• _Collected material_:
>>>>

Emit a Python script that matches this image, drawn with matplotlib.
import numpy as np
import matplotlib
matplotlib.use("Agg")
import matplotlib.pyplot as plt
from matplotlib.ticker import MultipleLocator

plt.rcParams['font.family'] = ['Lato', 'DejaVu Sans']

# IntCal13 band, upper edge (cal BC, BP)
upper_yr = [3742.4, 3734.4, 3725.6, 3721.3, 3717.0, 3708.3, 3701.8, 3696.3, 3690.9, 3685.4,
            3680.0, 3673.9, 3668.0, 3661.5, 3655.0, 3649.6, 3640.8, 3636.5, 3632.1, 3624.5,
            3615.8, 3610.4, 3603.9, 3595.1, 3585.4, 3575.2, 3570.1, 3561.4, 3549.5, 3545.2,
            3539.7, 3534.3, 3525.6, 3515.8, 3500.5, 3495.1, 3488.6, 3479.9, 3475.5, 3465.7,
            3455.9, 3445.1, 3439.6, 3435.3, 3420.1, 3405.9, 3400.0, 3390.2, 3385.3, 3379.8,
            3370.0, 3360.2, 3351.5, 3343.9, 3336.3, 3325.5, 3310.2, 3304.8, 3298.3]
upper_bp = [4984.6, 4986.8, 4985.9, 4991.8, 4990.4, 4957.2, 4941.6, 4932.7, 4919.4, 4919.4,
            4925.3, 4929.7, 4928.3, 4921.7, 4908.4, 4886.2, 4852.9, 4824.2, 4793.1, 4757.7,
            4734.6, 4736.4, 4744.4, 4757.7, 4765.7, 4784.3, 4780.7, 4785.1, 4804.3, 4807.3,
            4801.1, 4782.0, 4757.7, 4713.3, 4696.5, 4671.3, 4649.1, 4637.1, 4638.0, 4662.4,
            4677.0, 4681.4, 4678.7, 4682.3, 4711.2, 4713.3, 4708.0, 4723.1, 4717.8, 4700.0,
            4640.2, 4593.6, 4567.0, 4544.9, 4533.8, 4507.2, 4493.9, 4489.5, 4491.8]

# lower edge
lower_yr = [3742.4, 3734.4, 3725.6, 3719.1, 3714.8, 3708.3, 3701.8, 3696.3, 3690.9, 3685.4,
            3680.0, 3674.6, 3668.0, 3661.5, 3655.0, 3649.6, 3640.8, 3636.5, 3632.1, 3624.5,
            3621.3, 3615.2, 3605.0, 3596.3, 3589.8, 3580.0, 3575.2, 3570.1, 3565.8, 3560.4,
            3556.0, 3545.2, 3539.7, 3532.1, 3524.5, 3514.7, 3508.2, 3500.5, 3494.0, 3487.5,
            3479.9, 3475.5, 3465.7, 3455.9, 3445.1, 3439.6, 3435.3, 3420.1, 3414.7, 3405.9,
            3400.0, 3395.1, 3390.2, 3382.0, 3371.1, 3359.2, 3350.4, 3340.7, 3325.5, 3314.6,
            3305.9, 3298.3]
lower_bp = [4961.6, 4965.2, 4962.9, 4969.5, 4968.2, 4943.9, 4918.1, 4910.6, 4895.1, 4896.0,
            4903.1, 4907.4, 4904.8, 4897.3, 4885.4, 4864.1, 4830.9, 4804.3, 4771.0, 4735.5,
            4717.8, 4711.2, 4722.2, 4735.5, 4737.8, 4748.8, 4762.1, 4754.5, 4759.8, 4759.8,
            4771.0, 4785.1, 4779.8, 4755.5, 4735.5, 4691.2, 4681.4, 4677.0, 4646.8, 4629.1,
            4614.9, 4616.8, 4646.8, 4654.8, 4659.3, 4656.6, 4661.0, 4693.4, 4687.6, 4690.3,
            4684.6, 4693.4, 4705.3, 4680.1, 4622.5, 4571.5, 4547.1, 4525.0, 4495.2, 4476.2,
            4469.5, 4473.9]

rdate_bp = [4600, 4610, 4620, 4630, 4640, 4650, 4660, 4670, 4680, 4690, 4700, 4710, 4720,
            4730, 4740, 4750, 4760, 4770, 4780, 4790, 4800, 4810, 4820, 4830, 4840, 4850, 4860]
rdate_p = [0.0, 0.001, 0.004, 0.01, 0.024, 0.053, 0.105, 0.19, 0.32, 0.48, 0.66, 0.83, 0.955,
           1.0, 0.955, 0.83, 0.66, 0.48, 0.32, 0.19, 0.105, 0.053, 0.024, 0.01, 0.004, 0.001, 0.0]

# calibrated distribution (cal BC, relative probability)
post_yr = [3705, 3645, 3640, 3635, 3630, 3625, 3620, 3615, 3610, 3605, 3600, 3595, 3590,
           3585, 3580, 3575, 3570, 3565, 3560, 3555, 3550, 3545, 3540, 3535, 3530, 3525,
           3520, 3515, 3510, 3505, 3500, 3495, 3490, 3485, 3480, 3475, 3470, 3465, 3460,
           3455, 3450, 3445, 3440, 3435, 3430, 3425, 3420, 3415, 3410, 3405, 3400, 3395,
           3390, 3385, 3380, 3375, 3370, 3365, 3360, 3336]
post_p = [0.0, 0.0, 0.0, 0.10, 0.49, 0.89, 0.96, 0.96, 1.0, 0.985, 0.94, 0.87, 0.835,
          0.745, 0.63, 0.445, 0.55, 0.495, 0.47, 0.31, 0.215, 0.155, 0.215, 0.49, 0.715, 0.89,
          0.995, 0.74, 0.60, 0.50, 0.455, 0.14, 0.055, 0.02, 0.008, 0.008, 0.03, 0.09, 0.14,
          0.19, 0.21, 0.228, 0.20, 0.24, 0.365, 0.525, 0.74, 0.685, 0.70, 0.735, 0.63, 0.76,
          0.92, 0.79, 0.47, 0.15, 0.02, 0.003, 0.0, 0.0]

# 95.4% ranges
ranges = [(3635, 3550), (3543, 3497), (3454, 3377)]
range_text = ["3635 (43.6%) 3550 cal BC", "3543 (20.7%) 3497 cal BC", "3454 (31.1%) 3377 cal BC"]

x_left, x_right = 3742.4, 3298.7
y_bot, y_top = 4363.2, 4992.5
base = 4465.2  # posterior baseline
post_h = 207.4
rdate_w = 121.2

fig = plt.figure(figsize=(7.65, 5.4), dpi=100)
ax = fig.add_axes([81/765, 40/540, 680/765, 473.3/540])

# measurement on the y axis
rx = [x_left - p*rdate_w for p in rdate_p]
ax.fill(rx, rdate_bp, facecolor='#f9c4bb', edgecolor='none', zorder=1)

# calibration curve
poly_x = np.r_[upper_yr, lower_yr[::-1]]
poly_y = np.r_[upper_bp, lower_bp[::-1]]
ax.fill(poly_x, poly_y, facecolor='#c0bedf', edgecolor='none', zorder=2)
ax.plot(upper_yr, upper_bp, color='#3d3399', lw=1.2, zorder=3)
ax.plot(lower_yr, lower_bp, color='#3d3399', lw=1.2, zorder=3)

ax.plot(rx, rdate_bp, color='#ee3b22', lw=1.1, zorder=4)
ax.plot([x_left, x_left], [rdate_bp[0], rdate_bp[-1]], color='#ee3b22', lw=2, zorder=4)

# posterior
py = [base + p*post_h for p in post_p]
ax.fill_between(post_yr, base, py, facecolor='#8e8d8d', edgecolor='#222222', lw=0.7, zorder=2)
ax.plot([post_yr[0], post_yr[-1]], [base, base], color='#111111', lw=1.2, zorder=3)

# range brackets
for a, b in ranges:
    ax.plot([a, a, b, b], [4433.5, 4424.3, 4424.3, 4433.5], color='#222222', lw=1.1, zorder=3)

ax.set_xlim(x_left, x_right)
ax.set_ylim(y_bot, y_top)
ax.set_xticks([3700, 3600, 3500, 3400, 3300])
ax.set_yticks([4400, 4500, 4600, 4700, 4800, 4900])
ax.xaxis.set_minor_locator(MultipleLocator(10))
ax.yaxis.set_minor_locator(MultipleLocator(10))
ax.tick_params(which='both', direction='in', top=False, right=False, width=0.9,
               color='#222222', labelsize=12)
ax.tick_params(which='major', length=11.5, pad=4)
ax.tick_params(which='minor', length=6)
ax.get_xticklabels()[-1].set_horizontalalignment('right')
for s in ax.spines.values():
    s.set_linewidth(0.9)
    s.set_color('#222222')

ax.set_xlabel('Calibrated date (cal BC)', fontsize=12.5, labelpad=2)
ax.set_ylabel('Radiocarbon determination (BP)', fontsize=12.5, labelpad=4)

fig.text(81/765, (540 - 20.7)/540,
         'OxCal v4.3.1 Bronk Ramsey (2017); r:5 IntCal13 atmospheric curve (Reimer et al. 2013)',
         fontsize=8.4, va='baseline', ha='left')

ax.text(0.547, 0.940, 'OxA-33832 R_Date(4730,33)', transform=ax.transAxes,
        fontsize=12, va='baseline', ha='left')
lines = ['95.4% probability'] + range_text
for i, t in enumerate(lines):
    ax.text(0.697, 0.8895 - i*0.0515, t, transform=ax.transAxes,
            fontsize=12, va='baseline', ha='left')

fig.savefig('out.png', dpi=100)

<<<<

• _Written instruction_:
Please give an exact restatement of only the lines from the beginning of the material above to the line with "4493.9, 4489.5, 4491.8]", inclusive.

• _Response to the task_:
Emit a Python script that matches this image, drawn with matplotlib.
import numpy as np
import matplotlib
matplotlib.use("Agg")
import matplotlib.pyplot as plt
from matplotlib.ticker import MultipleLocator

plt.rcParams['font.family'] = ['Lato', 'DejaVu Sans']

# IntCal13 band, upper edge (cal BC, BP)
upper_yr = [3742.4, 3734.4, 3725.6, 3721.3, 3717.0, 3708.3, 3701.8, 3696.3, 3690.9, 3685.4,
            3680.0, 3673.9, 3668.0, 3661.5, 3655.0, 3649.6, 3640.8, 3636.5, 3632.1, 3624.5,
            3615.8, 3610.4, 3603.9, 3595.1, 3585.4, 3575.2, 3570.1, 3561.4, 3549.5, 3545.2,
            3539.7, 3534.3, 3525.6, 3515.8, 3500.5, 3495.1, 3488.6, 3479.9, 3475.5, 3465.7,
            3455.9, 3445.1, 3439.6, 3435.3, 3420.1, 3405.9, 3400.0, 3390.2, 3385.3, 3379.8,
            3370.0, 3360.2, 3351.5, 3343.9, 3336.3, 3325.5, 3310.2, 3304.8, 3298.3]
upper_bp = [4984.6, 4986.8, 4985.9, 4991.8, 4990.4, 4957.2, 4941.6, 4932.7, 4919.4, 4919.4,
            4925.3, 4929.7, 4928.3, 4921.7, 4908.4, 4886.2, 4852.9, 4824.2, 4793.1, 4757.7,
            4734.6, 4736.4, 4744.4, 4757.7, 4765.7, 4784.3, 4780.7, 4785.1, 4804.3, 4807.3,
            4801.1, 4782.0, 4757.7, 4713.3, 4696.5, 4671.3, 4649.1, 4637.1, 4638.0, 4662.4,
            4677.0, 4681.4, 4678.7, 4682.3, 4711.2, 4713.3, 4708.0, 4723.1, 4717.8, 4700.0,
            4640.2, 4593.6, 4567.0, 4544.9, 4533.8, 4507.2, 4493.9, 4489.5, 4491.8]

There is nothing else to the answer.